The State v, Driscoll Riggins, Jr.
The State v, Driscoll Riggins, Jr.
Opinion
THIS OPINION HAS NO PRECEDENTIAL VALUE. IT SHOULD NOT BE CITED OR RELIED ON AS PRECEDENT IN ANY PROCEEDING EXCEPT AS PROVIDED BY RULE 268(d)(2), SCACR.
THE STATE OF SOUTH CAROLINA In The Court of Appeals The State, Respondent, v.
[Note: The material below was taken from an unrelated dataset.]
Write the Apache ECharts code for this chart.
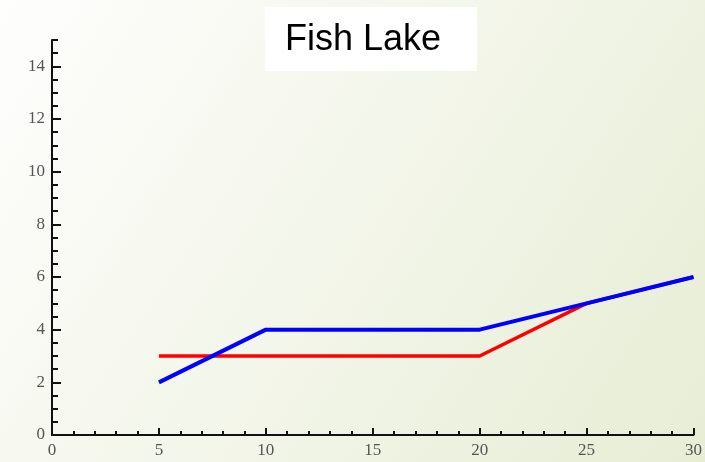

Driscoll Riggins, Jr., Appellant.
Appellate Case No. 2023-000868
Appeal From Horry County H. Steven DeBerry, IV, Circuit Court Judge
Unpublished Opinion No. 2025-UP-216 Heard May 13, 2025 – Filed July 2, 2025
AFFIRMED
Appellate Defender Gary Howard Johnson, II, of Columbia, for Appellant.
Attorney General Alan McCrory Wilson and Assistant Attorney General Andrew Douglas Powell, both of Columbia, for Respondent.
PER CURIAM: Driscoll Riggins, Jr. appeals the circuit court's denial of his request for immunity under the Protection of Persons and Properties Act (the Act).1 Riggins argues the circuit court erred in (1) ruling he was at fault in bringing on the confrontation with the victim by imposing a duty to retreat, (2) denying immunity under the Act based on its finding that he reasonably feared for his life due to the victim's actions, and (3) admitting the written statement of a witness who could not recall the events of the statement or providing the statement to law enforcement.
We affirm.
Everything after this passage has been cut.